On my way to Prague for the IWAP meeting I passed a woman, laden with shopping, trudging from a small town. She wasn't hitchhiking and I didn't stop for her, although this is the sort of person I sometimes do stop for. I soon felt guilty when I saw how far away the next village was.
I've become something of a pick-up artist, you see. Often buses don't run, at least not at convenient times, to all villages, so often little old people trudge along country highways, lugging heavy bags of groceries. Some entertaining guests have shared the passenger seat in my car.
Such as the old woman who started talking about how terrible life is today: "There is something called the C-O-L-D W-A-R going on." She was very firmly told the Cold War is Over, and the communists Lost. "Ha. If the communists lost, how am I getting my pension!?"
A young woman was walking to her village, 6 km. from the long-distance bus route. We chatted - a bit - and she told me that for someone who's lived here for over 10 years I speak very bad Czech! I thought, "Just a minute, chickie, I'm giving you a lift!" Luckily for my ego, another Czech later told me that my command of his language is great.
My husband has also played the good Samaritan. One day he saw, he thought, two young women whose skirts billowed in the breezes. As soon as he'd stopped however, two travel-soiled monks wearing supposed-to-be white robes entered the car. He delivered them to their monastery.
Another time he picked up a man on the way to Mlada Boleslov who immediately informed him that he had just been released from jail. The man said that he at least had not had to string tiny glass beads on wires like the junkies; he'd only had to sweep up all the spilled beads. When he heard my husband was going farther south, he wanted to go there. At that town, he wanted to go to a village, 20 km, more. My husband delivered him, and then went for a very late lunch at a nice hotel in Sazava, and thought about his day's experience.
Just once I hitchhiked. In our first or second week of living here in August 1991 a daughter & I hitched to the nearby town. A little tiny driver, dressed all in brown, drove an old, old car. A large basket of mushrooms sat on the back seat. After we got out we stared at each other: "Do you think he was an elf?"
Our riders sometimes muse over us as well. There's a summer disco about 2 km. from our Zamek, and one evening we gave two girls a ride. Realizing we were a bit different, maybe from Prague, they asked if we had "some kind of a cottage in the village". "Ah, yes, some kind of cottage", said my husband, casually. We did live in the Zamek, although at that point -- back in 1991 --it was nearly unlivable.
Or there was the snockered father and son on their way to a funeral. Usually men go to the pub after a funeral, but these had obviously gone beforehand. They wanted to be dropped at another pub. I think they're still trying to figure out how a foreigner had given them a ride.
You get plenty of advice, too.

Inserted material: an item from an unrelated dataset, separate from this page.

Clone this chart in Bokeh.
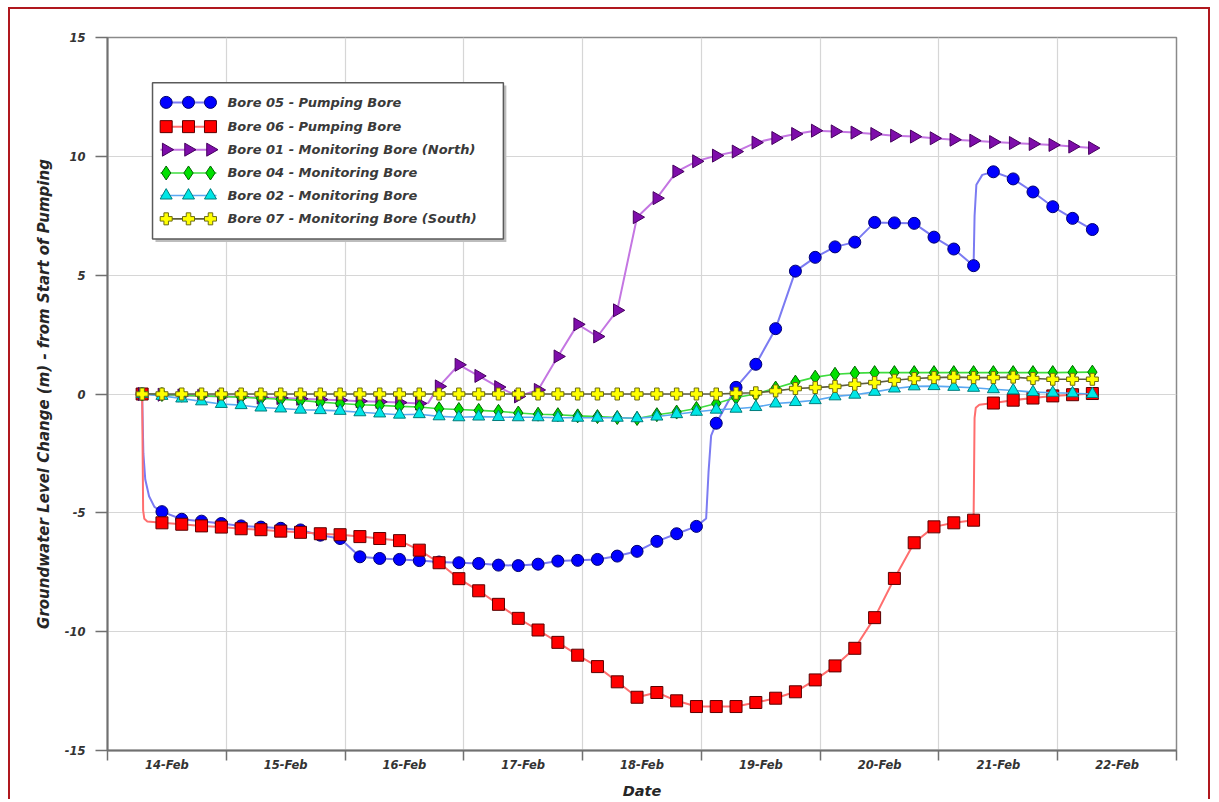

One day a friend and I stopped for a man who lived in a nearby village. After I dropped him at the turn, she told me, "Don't ever give him a ride again. He lives next to my relatives, and he's always stealing things!"
We've even had hitchhiker stay beyond the ride.One came in for coffee. He told us his uncle, a research scientist in Corning, NY, where my husband and I had lived would sponsor him to the States when he finished studying. Later we talked with Corning friends, a PhD. ceramist and his wife, a curator at the Glass Center. They know this Czech-American scientist very well. What a small world.
Students are the biggest group of hitchhikers, I think. One beautiful spring Friday the roads from Humpolec were lined with students out for the weekend. I stopped for three boys. One said, "Hello, Mrs. Homolka, it's nice to see you again. Thank you for stopping." I did a doubletake; he had changed so much in three or four years. I remembered him snooping all over the Zamek when he'd come with his parents for tea.
We often pick-up young soldiers. They have a weekend, say, but are far from home Their military salaries are too small to pay for buses or trains. Now that the draft is one year, instead of the former two years, it's easier for them, but still not easy. And the roads are still lined with soldier boys heading home for a visit on their free days, so I suppose there will be plenty more opportunities to stop and give a ride to strangers.
Disclaimer: Now don't think that I recommend that you go hitchhiking, or that you pick-up hitchhikers. Personally I have passed by many who really seemed to be just fine - such as the laden-down woman I passed on my trip to the IWAP meeting. Obviously I am a little nervous about hitchhikers. On the other hand people do things which I think are highly dangerous and which I would never do. Hang-gliding and rock climbing come to mind. These are often written up, with pictures, in perfectly nice magazines.